Das Team AHA – Austrian Healthcare Architects, zu dem sich SWAP Architekten, Architects Collective und F+P Architekten bereits 2022 zusammengeschlossen hatten, überzeugte die Jury mit einer klaren Gliederung der Baukörper und dem besagten großzügigen Vorplatz. Neben einem stimmigen betriebsorganisatorischen Konzept mit gut durchdachten Abläufen und kurzen Logistikwegen lobte die Jury auch die kompakte Bauweise, die Möglichkeiten der natürlichen Belüftung und die bereits mitgeplante Begrünung der Gesamtanlage. Gleichzeitig ermöglicht das vorgeschlagene Projekt ein hohes Maß an Flexibilität für zukünftige Umnutzungen – im sich ständig wandelnden Spitalwesen sicherlich kein zu vernachlässigendes Argument.

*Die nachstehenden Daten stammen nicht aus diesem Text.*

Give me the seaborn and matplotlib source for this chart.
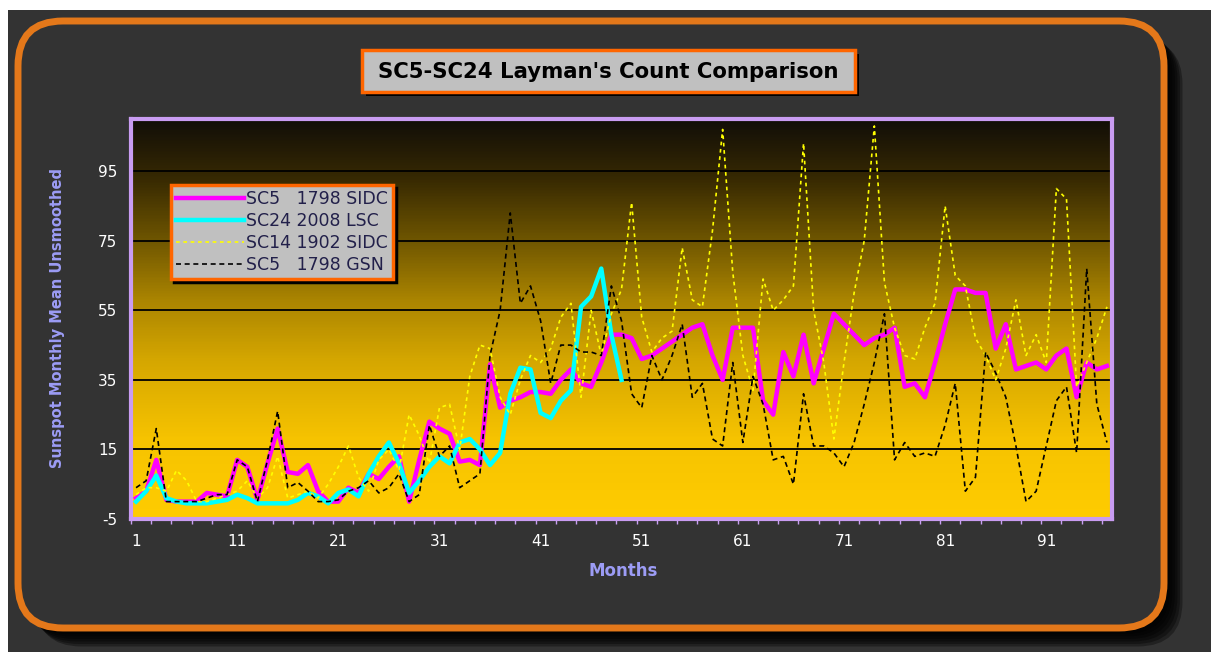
import numpy as np
import pandas as pd
import matplotlib
matplotlib.use("Agg")
import matplotlib.pyplot as plt
import seaborn as sns
from matplotlib.patches import FancyBboxPatch, Rectangle
from matplotlib.colors import LinearSegmentedColormap

plt.rcParams["axes.unicode_minus"] = False

# ---------------- data ----------------
months = list(range(1, 98))

sc5_sidc = [1, 3, 12, 0.5, 0, 0, 0, 2.5, 2, 1.5,
            12, 10, 0.5, 11, 21, 8.5, 8, 10.5, 3, 0,
            0, 4, 2.5, 8, 6.5, 10, 13, 0, 12, 23,
            21, 19.5, 11.5, 12, 10.5, 39.5, 27, 29, 30, 31.5,
            31.5, 31, 35, 38, 34, 33, 40, 48, 48, 47,
            41, 42, 44, 46, 48, 50, 51, 42, 35, 50,
            50, 50, 29, 25, 43, 36, 48, 34, 44, 54,
            51, 48, 45, 47, 48, 50, 33, 34, 30, 40,
            51, 61, 61, 60, 60, 44, 51, 38, 39, 40,
            38, 42, 44, 30, 40, 38, 39]

sc24_lsc = [0, 3, 7.5, 1, 0, -0.5, -0.5, -0.5, 0, 0.5,
            2, 1, -0.5, -0.5, -0.5, -0.5, 0.5, 2.5, 1.5, -0.5,
            2.5, 3.5, 1.5, 8, 13, 17, 11, 2.5, 6, 10,
            13, 11, 17, 18, 15, 10.5, 14, 31, 38.5, 38,
            25.5, 24, 29, 32, 56, 59, 67, 48, 35]

sc14_sidc = [2, 4, 4, 3, 9, 6, 0, 0, 1, 2,
             3, 6, 1, 4, 13, 1, 2, 3, 1, 5,
             10, 16, 7, 3, 12, 15, 9, 25, 19, 11,
             27, 28, 15, 36, 45, 44, 30, 25, 35, 42,
             40, 44, 53, 57, 30, 55, 42, 54, 61, 86,
             53, 43, 47, 49, 73, 58, 56, 78, 107, 66,
             42, 32, 64, 55, 58, 62, 103, 55, 40, 18,
             40, 60, 75, 108, 63, 50, 42, 41, 50, 57,
             85, 65, 62, 47, 42, 35, 44, 58, 42, 48,
             40, 90, 87, 33, 40, 47, 56]

sc5_gsn = [4, 6, 21, 0, 0, 0, 0, 1, 2, 2,
           12, 10, 0, 12, 26, 4, 5.5, 3, 0, 0,
           0.5, 3, 4, 6, 2.5, 4, 8, 0, 2, 22,
           13, 16, 4, 6, 8, 42, 55, 83, 57, 62,
           52, 34, 45, 45, 43, 43, 42, 62, 52, 31,
           27, 42, 35, 42, 51, 30, 34, 18, 16, 40,
           17, 36, 28, 12, 13, 5, 31, 16, 16, 14,
           10, 17, 28, 40, 54, 12, 17, 13, 14, 13,
           22, 34, 3, 7, 43, 37, 30, 16, 0, 3,
           16, 29, 33, 14, 67, 28, 17]

series_labels = ["SC5   1798 SIDC", "SC24 2008 LSC", "SC14 1902 SIDC", "SC5   1798 GSN"]
y_ticks = [-5, 15, 35, 55, 75, 95]
x_tick_labels = [1, 11, 21, 31, 41, 51, 61, 71, 81, 91]
title_text = "SC5-SC24 Layman's Count Comparison"

# ---------------- figure ----------------
W, H = 1211, 652
fig = plt.figure(figsize=(W / 100, H / 100), dpi=100)
fig.patch.set_facecolor("white")

# background frame axes in pixel coordinates
bg = fig.add_axes([0, 0, 1, 1], zorder=-10)
bg.set_xlim(0, W)
bg.set_ylim(H, 0)
bg.axis("off")
bg.add_patch(Rectangle((8, 10), W - 8, H - 10, fc="#333333", ec="none"))
# drop shadow
for i in range(6):
    bg.add_patch(FancyBboxPatch((18 + 6 + i * 2.5, 21 + 6 + i * 2.5), 1146, 607,
                                boxstyle="round,pad=0,rounding_size=45",
                                fc="black", ec="none", alpha=0.35))
bg.add_patch(FancyBboxPatch((18, 21), 1146, 607,
                            boxstyle="round,pad=0,rounding_size=45",
                            fc="#333333", ec="#E4781A", lw=5))
# title box
bg.add_patch(Rectangle((366, 54), 493, 42, fc="black", ec="none"))
bg.add_patch(Rectangle((362, 50), 493, 42, fc="#C0C0C0", ec="#FF6600", lw=2.5))
bg.text(608, 71.5, title_text, ha="center", va="center", fontsize=15.3,
        fontweight="bold", color="black", family="DejaVu Sans")

# main plot axes
ax = fig.add_axes([131 / W, 1 - 519 / H, 981 / W, 400 / H])

cmap = LinearSegmentedColormap.from_list(
    "bgfill",
    [(0.0, "#FFCC00"), (0.2, "#F6C300"), (0.4, "#D4A600"), (0.55, "#AA8400"),
     (0.7, "#6E5500"), (0.85, "#382A02"), (1.0, "#120E08")])
grad = np.linspace(1, 0, 400).reshape(-1, 1)
ax.imshow(grad, extent=[0, 1, 0, 1], transform=ax.transAxes, aspect="auto",
          cmap=cmap, vmin=0, vmax=1, origin="upper", zorder=0)

df_main = pd.DataFrame({"month": months, "sc5_sidc": sc5_sidc,
                        "sc14_sidc": sc14_sidc, "sc5_gsn": sc5_gsn})
df24 = pd.DataFrame({"month": months[:len(sc24_lsc)], "sc24": sc24_lsc})

sns.lineplot(data=df_main, x="month", y="sc5_sidc", ax=ax, color="#FF00FF",
             lw=3.2, errorbar=None, sort=False, zorder=3)
h_mag = ax.lines[-1]
sns.lineplot(data=df24, x="month", y="sc24", ax=ax, color="#00FFFF",
             lw=3.2, errorbar=None, sort=False, zorder=4)
h_cy = ax.lines[-1]
sns.lineplot(data=df_main, x="month", y="sc14_sidc", ax=ax, color="#FFFF00",
             lw=1.2, linestyle=(0, (2.2, 2.2)), errorbar=None, sort=False, zorder=5)
h_ye = ax.lines[-1]
sns.lineplot(data=df_main, x="month", y="sc5_gsn", ax=ax, color="black",
             lw=1.2, linestyle=(0, (3, 2.2)), errorbar=None, sort=False, zorder=6)
h_bk = ax.lines[-1]

ax.set_xlim(0.5, 97.5)
ax.set_ylim(-5, 110)

# axes styling
ax.set_yticks(y_ticks)
ax.set_xticks(x_tick_labels)
ax.set_xticks(np.arange(0.5, 97.0, 2), minor=True)
ax.grid(axis="y", color="black", lw=1.3, zorder=1)
ax.set_axisbelow(False)
for gl in ax.get_ygridlines():
    gl.set_zorder(1)
ax.tick_params(axis="both", which="major", length=0, labelcolor="white",
               labelsize=11)
ax.tick_params(axis="y", pad=10)
ax.tick_params(axis="x", which="major", pad=11)
ax.tick_params(axis="x", which="minor", length=3.5, width=1, color="#C9A0F2",
               direction="out")
for sp in ax.spines.values():
    sp.set_color("#C99CF2")
    sp.set_linewidth(3)
    sp.set_zorder(10)

ax.set_xlabel("Months", color="#9C9CF5", fontsize=12, fontweight="bold",
              va="center")
ax.xaxis.set_label_coords((623 - 131) / 981, (519 - 571) / 400)
ax.set_ylabel("Sunspot Monthly Mean Unsmoothed", color="#9C9CF5", fontsize=10.5,
              fontweight="bold", va="center", ha="center")
ax.yaxis.set_label_coords((57 - 131) / 981, (519 - 318) / 400)

leg = ax.legend(handles=[h_mag, h_cy, h_ye, h_bk], labels=series_labels,
                loc="upper left", bbox_to_anchor=((171 - 131) / 981, (519 - 185) / 400),
                borderaxespad=0, frameon=True, fancybox=False,
                shadow={"color": "black", "alpha": 1},
                facecolor="#C0C0C0", edgecolor="#FF6600", framealpha=1,
                fontsize=12.5, labelcolor="#22204A", handlelength=3.9,
                handletextpad=0.1, labelspacing=0.22, borderpad=0.3)
leg.get_frame().set_linewidth(2.5)
leg.set_zorder(20)

fig.savefig("out.png", dpi=100, facecolor=fig.get_facecolor())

Der zweite Preis ging an das Team aus Franz&Sue und dem Architekten Paul Pfaffenbichler, der dritte an den vom Büro wtr international und Schluder Architekten entwickelten Entwurf. Die Wettbewerbssieger sind mit der Generalplanung beauftragt, der Baustart ist für 2026 vorgesehen. Wie erwähnt, wird der Spitalbetrieb während der gesamten Bauzeit aufrechterhalten. Die Fertigstellung des neuen Großkrankenhauses mit seinen fast 70'000 Quadratmetern ist für 2040 geplant.